O povo negro, enquanto representação social, ocupa a base da pirâmide nas telas, tal qual na sociedade brasileira. E o cinema brasileiro sempre reproduziu isso, sempre foi dominado por olhares elitistas, brancos, masculinos e heteronormativos. São pessoas ricas que nunca conviveram com pessoas negras e/ou indígenas a não ser no que tange relações verticais de subalternidade. Logo, a tela brasileira reproduz essas vivências e vemos filmes onde negros são sempre, em sua maioria, personagens estigmatizados, marginalizados, subservientes, isso quando o temos. A maioria dos filmes realizados no Brasil são fomentados através de leis de incentivo governamentais e com dinheiro público. Dinheiro esse advindo, em grande parte, de impostos pagos pela população. E 54% da população se declara negra. E essa população fomenta uma produção audiovisual na qual quase nunca esta representada. É preciso parar isso. Essa discussão está cada vez mais ganhando espaços e temos conseguido pequenas conquistas num curto espaço de tempo, como cotas em editais para realizadores negros(as), mulheres e pessoas trans, por exemplo. Mas ainda há muito o que ser feito, estamos no início de uma grande mudança paradigmática.


Personal Vivator (2014)

Quem são as personagens reais que mais atraem a sua poética?

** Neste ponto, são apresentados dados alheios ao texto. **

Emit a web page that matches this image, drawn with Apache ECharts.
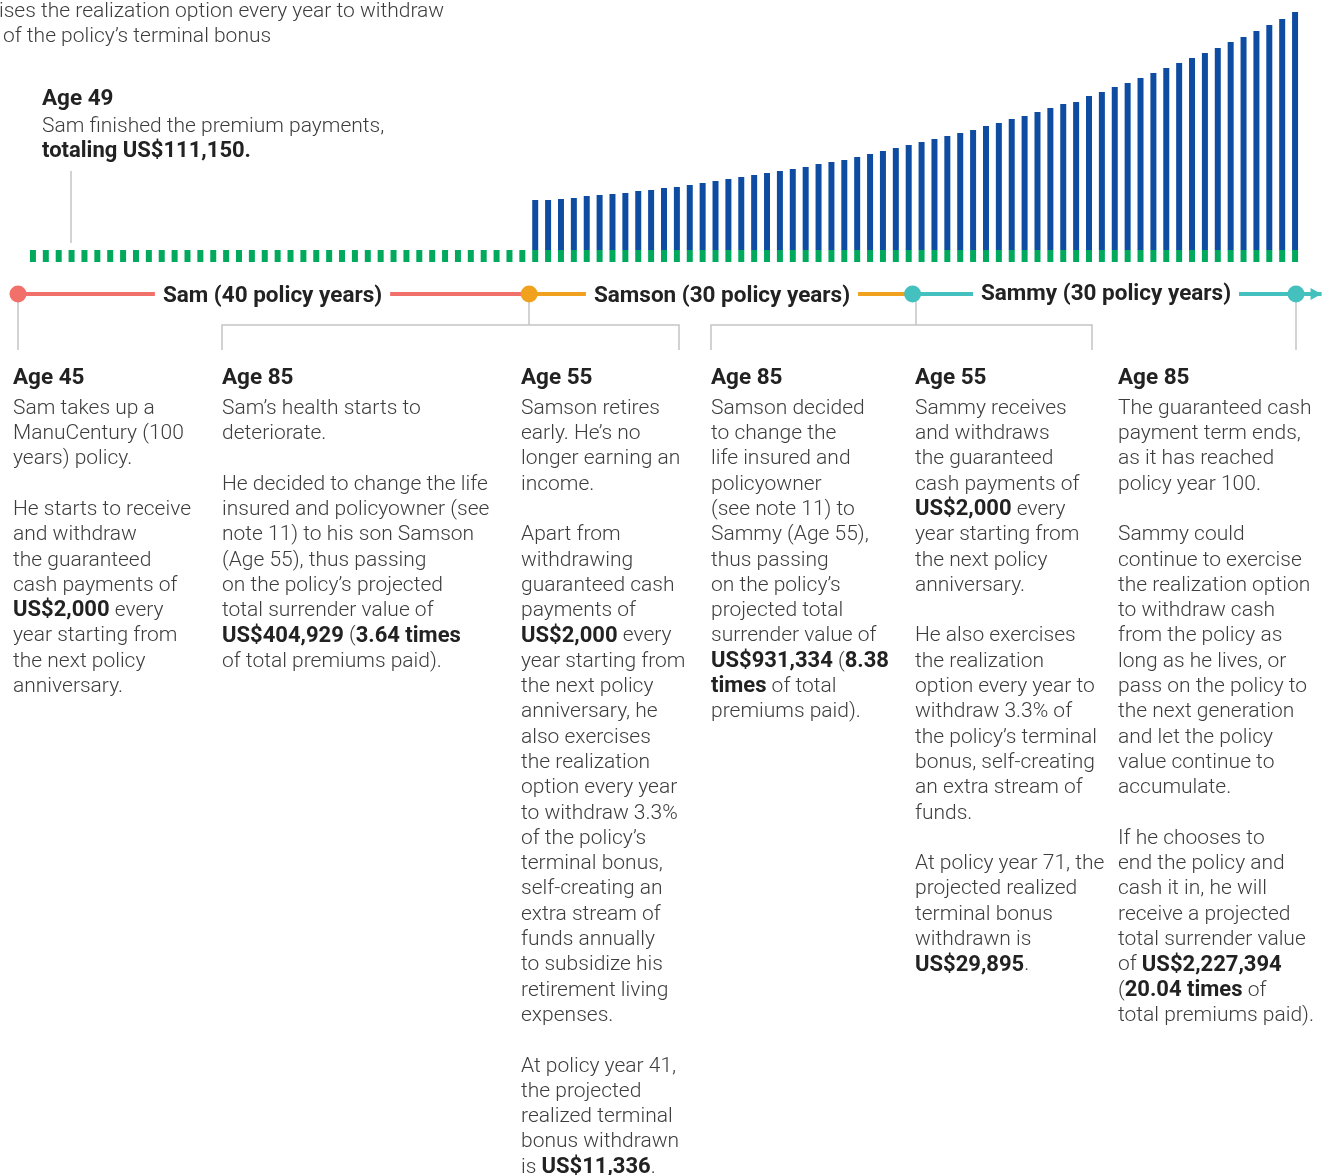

Gosto de personagens do cotidiano e também do universo lúdico. No real eu observo tudo e todos. Gosto, sobretudo, de observar pessoas fora da minha bolha. Outro dia, por exemplo, fiquei observando essas pessoas que desempenham funções que não deveriam existir e que praticamente só existem no Brasil, como, por exemplo, ascensoristas de elevadores. Como é a vida dessas pessoas? Como elas lidam com esse tipo de trabalho, passando oito horas ou mais dentro de um elevador claustrofóbico, apertando botões dos andares para os outros? Também faço as mesmas perguntas a depiladoras, por exemplo. Mas gosto muito de observar as pessoas que me cercam e de pensar em personagens imaginários. Em Rainha, a protagonista é uma moça simples que vive com sua mãe. Os seus amigos e as pessoas que a circundam são igualmente pessoas simples e comuns. Mas ao mesmo tempo, temos um gangue de meninas malvadas que parecem ter vindo do além e, dessa forma, trazemos a representação do irreal e da quimera para a narrativa. Em Personal Vivator, o protagonista é um extraterrestre negro que se passa por terráqueo no Rio de Janeiro e interage com uma pesquisadora académica e a emprega dessa. Em Black Berlin, o protagonista é um estudante baiano em Berlim que interage com uma imigrante do Senegal.